Cooper put a bruising energy line of Marchand, Bennett and Tom Wilson together for the first time at the tournament — and got the desired result on the 2-2 goal.
“I didn’t expect to put it together, actually, this late,” he said. “You’ve just got to wait for the right time to use it, and if it is the right time.
“It worked out.”
It was a second straight nail-biter for Canada, which trailed 2-1 and 3-2 before needing overtime to avoid disaster against Czechia on Wednesday.
“It’s a huge cliché when people say, ‘Oh, my God, you have to have adversity to succeed,’” Cooper said. “Until you’re actually in the adversity, then you’re like, ‘This sucks.
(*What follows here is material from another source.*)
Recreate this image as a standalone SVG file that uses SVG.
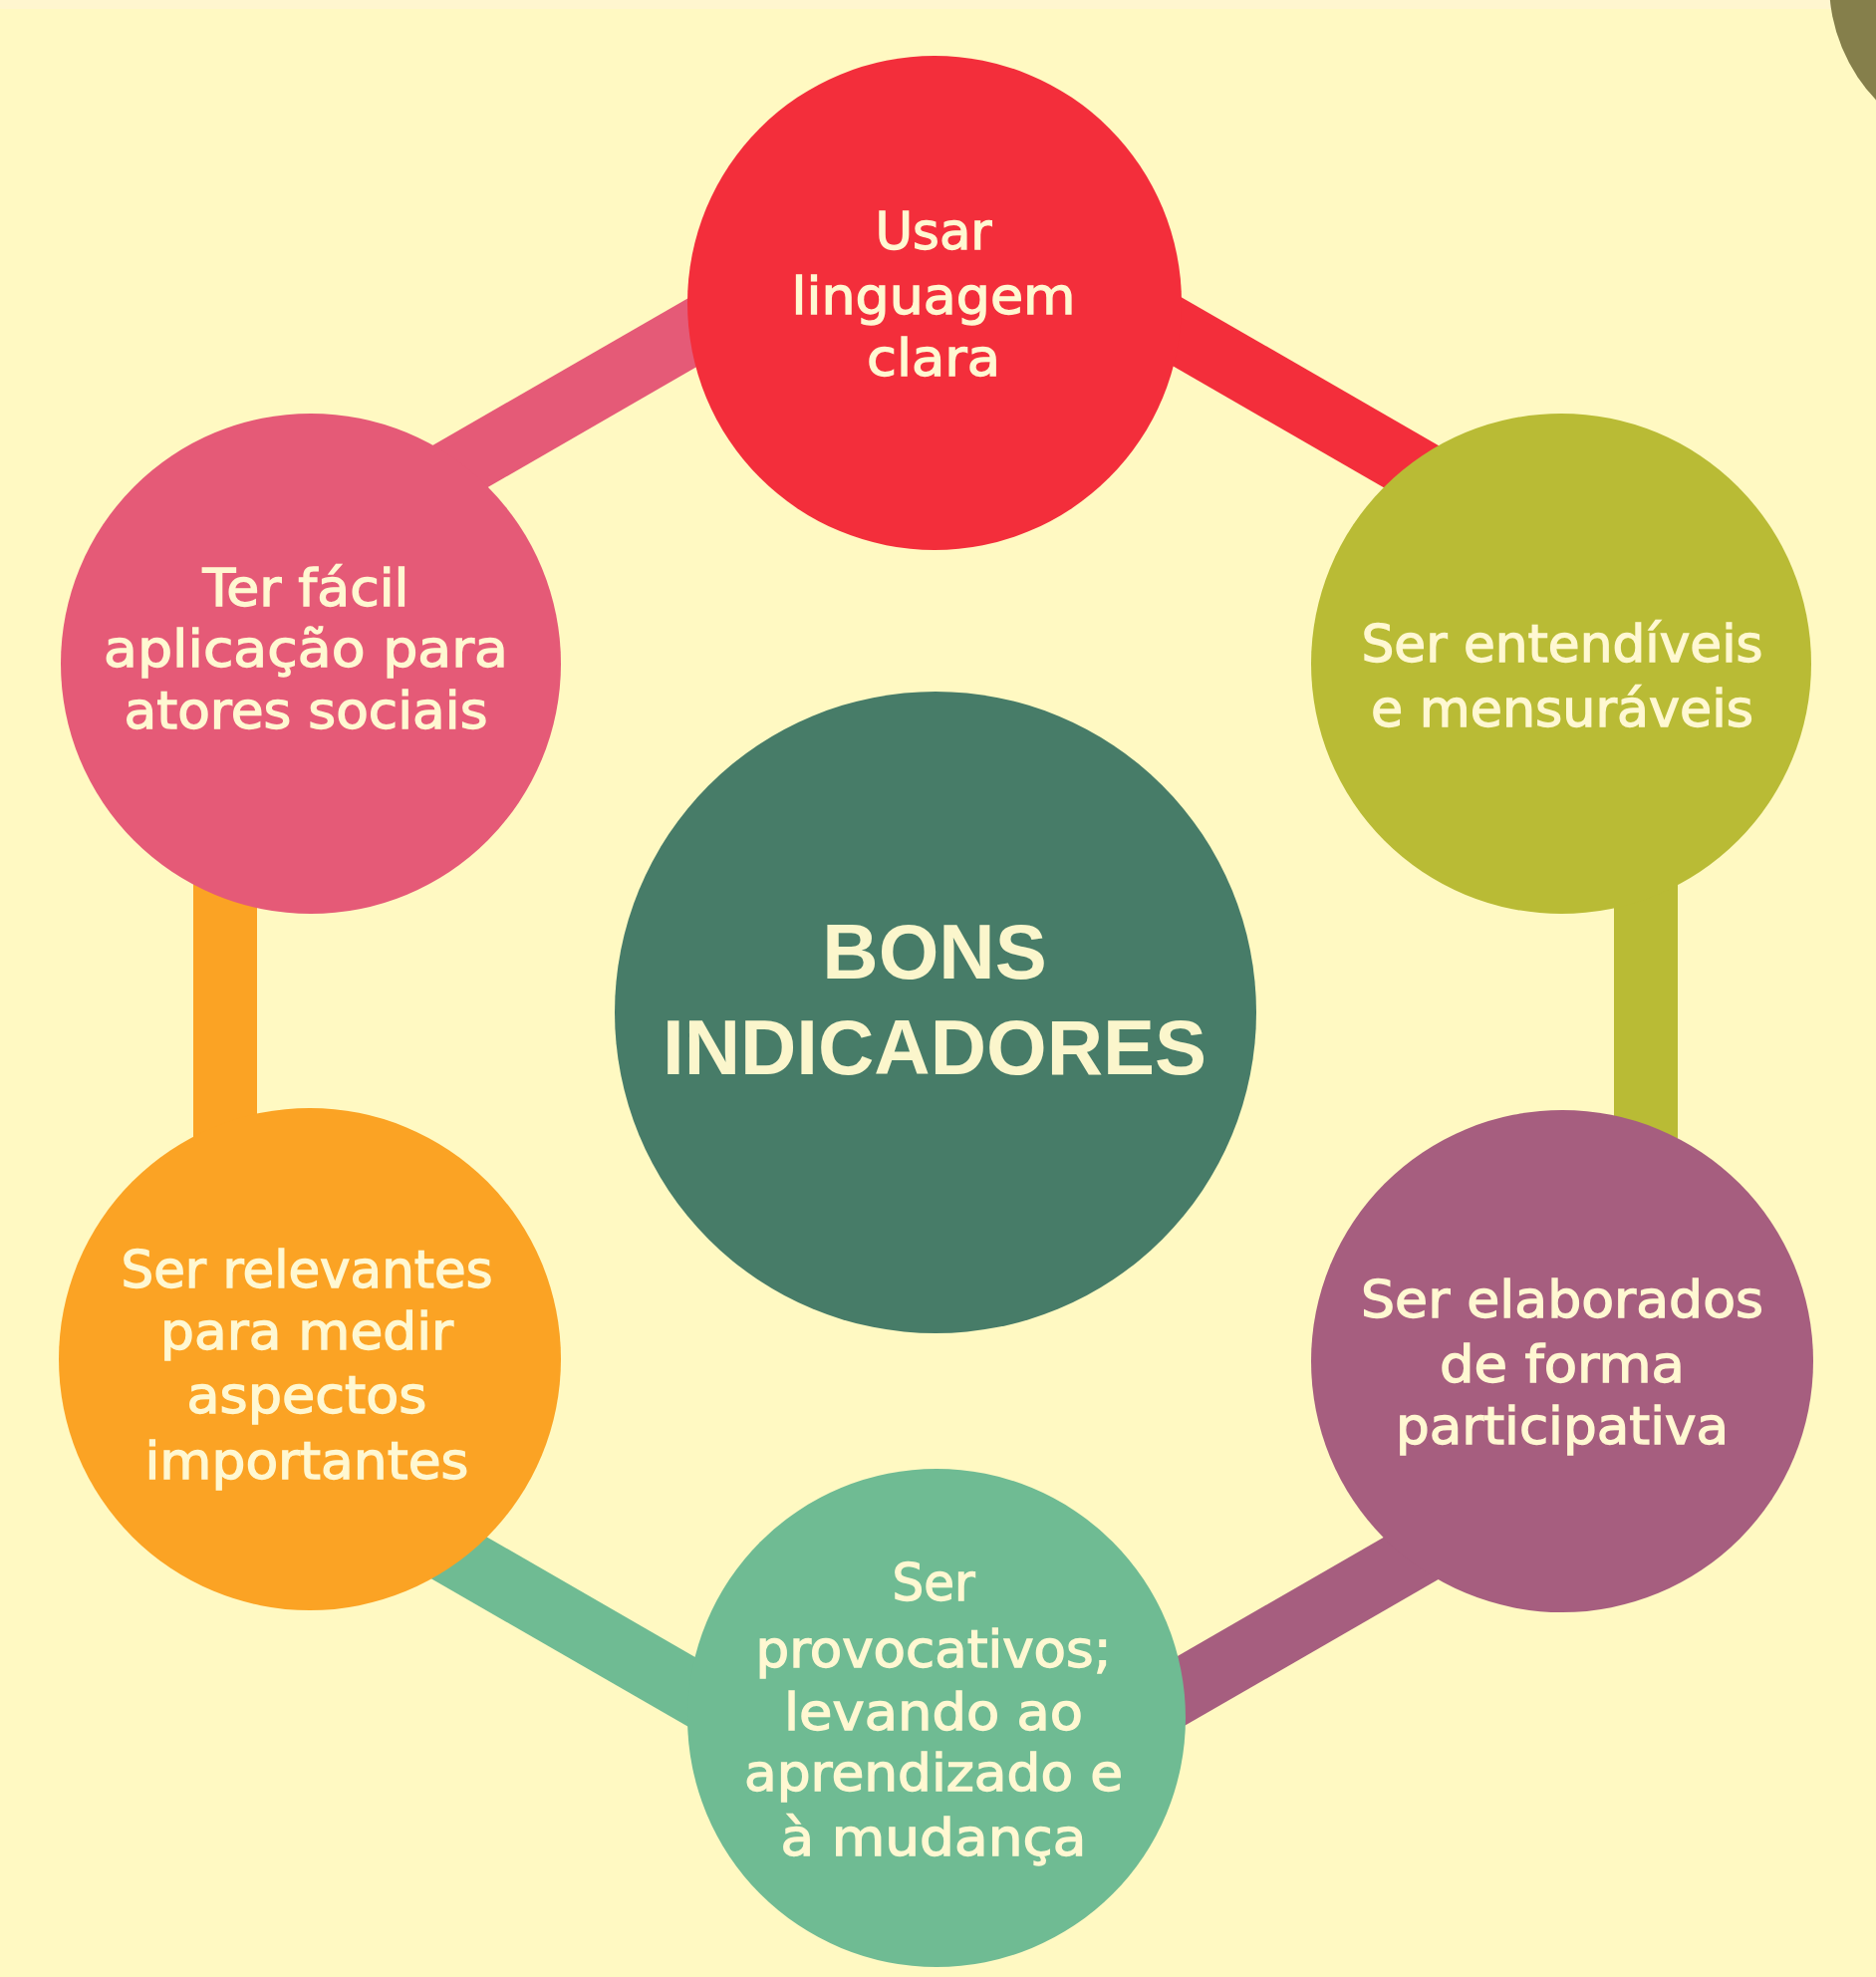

I don’t like it.’ But I’ve got a group that really can handle it.”
Bennett rocked Mikkola into Saros for a goalie interference call late in the first, and Rantanen made Canada pay on the ensuing faceoff when he wired a one-timer at 16:55.
Without injured star centre Aleksander Barkov at the Games, the Finns went up 2-0 at 3:26 of the second when Haula moved in alone on a short-handed breakaway.
Canada, which led 31-9 on the shot clock over the final 40 minutes, went to the power play later in the period, and finally broke through when Makar’s point shot was tipped by Reinhart past Saros at 14:20 to set up the late drama.
Canadian fans in Milan sipped tall boys and blared songs from iconic rock band The Tragically Hip from a speaker in the sunshine outside Milano Santagiulia Ice Hockey Arena — a facility southeast of the city centre completed just ahead of the Games — in the hours before puck drop.
A group of fans inside the rink hung a massive Canadian flag from the first row of the stands in the corner closest to their hockey heroes’ bench.
The NHL returned to the 2026 Winter Olympics after a 12-year absence. Canada won gold in 2002, 2010 and 2014 with its men’s stars. The country lost in the semis in 1998 before losing to the Finns in the bronze-medal matchup, and crashed out in the 2006 quarters.
Now the country is going for gold in Milan.
“It’s exciting,” McDavid said. “It hasn’t really sunk in yet.”